Now, inside the init function we’re going to create, we will:

1. Create an Ably client object, and tell is to use the path to the auth URL we created with our auth function to get tokens
2. Wait for a connection message from it
3. Send a message to our users saying they’re connected to chat
4. Get the specific channel we want to use – it just has to be the same as the one we specified in sendMessage.ts
5. Subscribe to messages on that channel, and call our internal addMessage method whenever messages come in

One note: we’re getting a really nice feature when we use Ably’s client and pass it the path to our auth url: it handles all the token refreshes automatically for us. Since the key feature of tokens is that they are short-lived, you have to have logic somewhere that handles when they expire and fetches a new token. Ably’s client takes care of all of that for us.

useEffect(() => {
  // Set this variable in the top-level scope so that we can use it to close the
  // connection in our clean-up function
  let ablyClient: Ably.Types.RealtimePromise;

  const init = async () => {
    // Create a new client, using the path to our serverless function that hands
    // out tokens
    ablyClient = new Ably.Realtime.Promise({
      authUrl: "/api/ably/auth",
    });

    await ablyClient.connection.once("connected");

    // This is purely a nicety to show users that they have connected, it uses
    // our own internal addMessage functionality and doesn't send anything to
    // Ably
    addMessage({
      username: "Server",
      text: "Connected to chat! ⚡️",
      type: "notification",
      date: new Date(),
    });

    const chatChannel = ablyClient.channels.get("chat");
    // Save a reference to the channel, BUT keep using the `chatChannel` variable in this function, since setChannel is NOT synchronous, and doesn't return a promise // CHECK THIS
    setChannel(chatChannel);

    // Incoming messages
    // We'll be listening for "message", which is the string we chose in
    // `sendMessage.ts`, but just as a reminder, it could be anything.
    await chatChannel.subscribe("message", (message: Ably.Types.Message) => {
      addMessage(message.data as Message);
    });
  };

  init();

  // Cleanup function
  return () => {
    if (channel) {
      channel.unsubscribe();
    }
    if (ablyClient) {
      ablyClient.close();
    }
  };
}, []);

That’s all there is to it: this should be all you need to get a working chat proof of concept working using Ably as an external WebSockets provider.

Final Thoughts

This is only the simplest possible use of WebSockets – if you check out my example, you can see that I’ve taken an additional step and used Ably’s presence feature to keep track of who has entered or left the chat, so that a user could know who they’re talking to. There aren’t any fundamentally new concepts involved, just adding some new state to track connected users and subscribing to a few more events.
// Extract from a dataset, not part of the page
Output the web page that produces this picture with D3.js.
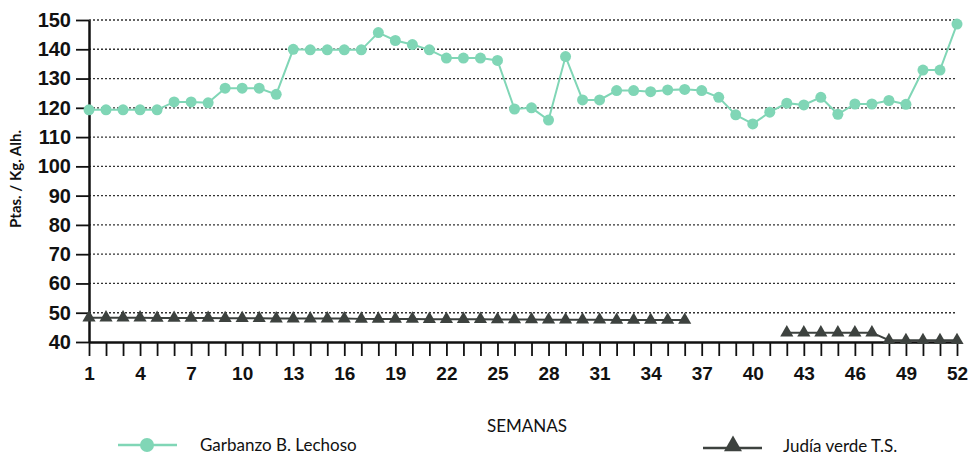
<!DOCTYPE html>
<html lang="es">
<head>
<meta charset="UTF-8">
<title>Garbanzo / Judía verde</title>
<script src="https://cdn.jsdelivr.net/npm/d3@7"></script>
<style>
  body { margin: 0; background: #fff; }
  svg { display: block; font-family: Lato, "Open Sans", sans-serif; }
</style>
</head>
<body>
<div id="chart"></div>
<script>
// Weeks 1..52
const weeks = d3.range(1, 53);

// Garbanzo B. Lechoso (Ptas./Kg)
const garbanzo = [
  119.3, 119.3, 119.3, 119.3, 119.3, 122, 122, 121.7, 126.7, 126.7,
  126.7, 124.6, 140, 139.8, 139.8, 139.8, 139.8, 145.7, 143, 141.6,
  139.8, 137, 137, 137, 136.2, 119.6, 120, 115.8, 137.5, 122.7,
  122.7, 125.9, 125.9, 125.5, 126.1, 126.3, 125.9, 123.6, 117.6, 114.5,
  118.5, 121.6, 121, 123.6, 117.8, 121.3, 121.3, 122.5, 121.2, 132.9,
  132.9, 148.6
];

// Judía verde T.S. (null = no quotation)
const judia = [
  48.3, 48.3, 48.3, 48.3, 48.2, 48.2, 48.2, 48.2, 48.1, 48.1,
  48.1, 48, 48, 48, 48, 48, 47.9, 47.9, 47.9, 47.9,
  47.8, 47.8, 47.8, 47.8, 47.7, 47.7, 47.7, 47.6, 47.6, 47.6,
  47.6, 47.5, 47.5, 47.5, 47.5, 47.5, null, null, null, null,
  null, 43.2, 43.2, 43.2, 43.2, 43.2, 43.2, 40.6, 40.6, 40.6,
  40.6, 40.6
];

const yTicks = d3.range(40, 151, 10);
const xTickLabels = d3.range(1, 53, 3);

const W = 973, H = 459;
const x = d3.scaleLinear().domain([1, 52]).range([89, 957]);
const y = d3.scaleLinear().domain([40, 150]).range([342, 20]);

const svg = d3.select("#chart").append("svg")
  .attr("width", W).attr("height", H);

// dotted grid lines
svg.append("g")
  .selectAll("line")
  .data(yTicks.filter(d => d > 40))
  .join("line")
  .attr("x1", x(1)).attr("x2", x(52))
  .attr("y1", d => y(d)).attr("y2", d => y(d))
  .attr("stroke", "#333")
  .attr("stroke-width", 1.3)
  .attr("stroke-dasharray", "2,2");

// y axis
const yAxis = svg.append("g")
  .attr("transform", "translate(89,0)")
  .call(d3.axisLeft(y).tickValues(yTicks).tickSize(13).tickPadding(5).tickSizeOuter(0));
yAxis.select(".domain").attr("stroke", "#111").attr("stroke-width", 2.5);
yAxis.selectAll(".tick line").attr("stroke", "#111").attr("stroke-width", 1.8);
yAxis.selectAll("text")
  .attr("font-size", 20).attr("font-weight", 600).attr("fill", "#111");

// x axis
const xAxis = svg.append("g")
  .attr("transform", "translate(0,342)")
  .call(d3.axisBottom(x).tickValues(weeks).tickSize(14).tickSizeOuter(0)
    .tickFormat(d => xTickLabels.includes(d) ? d : ""));
xAxis.select(".domain").attr("stroke", "#111").attr("stroke-width", 2.5);
xAxis.selectAll(".tick line").attr("stroke", "#111").attr("stroke-width", 1.8);
xAxis.selectAll("text")
  .attr("font-size", 19).attr("font-weight", 600).attr("fill", "#111")
  .attr("dy", "1.1em");

// axis titles
svg.append("text")
  .attr("x", 527).attr("y", 432)
  .attr("text-anchor", "middle")
  .attr("font-size", 17).attr("fill", "#111")
  .text("SEMANAS");

svg.append("text")
  .attr("transform", "translate(21,179) rotate(-90)")
  .attr("text-anchor", "middle")
  .attr("font-size", 15).attr("font-weight", 700).attr("fill", "#111")
  .attr("textLength", 98).attr("lengthAdjust", "spacing")
  .text("Ptas. / Kg. Alh.");

const green = "#80d6b6";
const dark = "#3d423f";

// Judía verde
const jData = weeks.map((w, i) => ({ w, v: judia[i] }));
svg.append("path")
  .datum(jData)
  .attr("fill", "none")
  .attr("stroke", dark)
  .attr("stroke-width", 2)
  .attr("d", d3.line().defined(d => d.v != null).x(d => x(d.w)).y(d => y(d.v)));

const tri = d3.symbol().type(d3.symbolTriangle).size(75);
svg.append("g")
  .selectAll("path")
  .data(jData.filter(d => d.v != null))
  .join("path")
  .attr("d", tri)
  .attr("transform", d => `translate(${x(d.w)},${y(d.v)})`)
  .attr("fill", dark);

// Garbanzo
const gData = weeks.map((w, i) => ({ w, v: garbanzo[i] }));
svg.append("path")
  .datum(gData)
  .attr("fill", "none")
  .attr("stroke", green)
  .attr("stroke-width", 2)
  .attr("d", d3.line().x(d => x(d.w)).y(d => y(d.v)));

svg.append("g")
  .selectAll("circle")
  .data(gData)
  .join("circle")
  .attr("cx", d => x(d.w))
  .attr("cy", d => y(d.v))
  .attr("r", 5.5)
  .attr("fill", green);

// legend
const lg = svg.append("g");
lg.append("line").attr("x1", 118).attr("x2", 177).attr("y1", 445).attr("y2", 445)
  .attr("stroke", green).attr("stroke-width", 2.5);
lg.append("circle").attr("cx", 147).attr("cy", 445).attr("r", 7).attr("fill", green);
lg.append("text").attr("x", 200).attr("y", 451)
  .attr("font-size", 17).attr("fill", "#111").text("Garbanzo B. Lechoso");

lg.append("line").attr("x1", 703).attr("x2", 762).attr("y1", 448).attr("y2", 448)
  .attr("stroke", dark).attr("stroke-width", 2.5);
lg.append("path").attr("d", d3.symbol().type(d3.symbolTriangle).size(140))
  .attr("transform", "translate(733,446)").attr("fill", dark);
lg.append("text").attr("x", 783).attr("y", 452)
  .attr("font-size", 17).attr("fill", "#111").text("Judía verde T.S.");
</script>
</body>
</html>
Similarly, it doesn’t take any new concepts to be able to add niceties like UI to show when someone is typing, for example: just send messages using a different key that indicate typing.

I don’t love having to add a third-party service to my stack, but I was impressed with Ably’s documentation and ease of implementation. Maybe it will convince you to give WebSockets a try on your serverless app–realtime features demo great. WebSockets can also keep you from having to poll endpoints for updates, which heads off potentially greater charges for your functions, since invocation count is one of the primary ways they are billed.

In summary, integrating Ably and WebSockets with your serverless deployments is pretty easy, and is has the potential for huge benefits for user features while saving you money.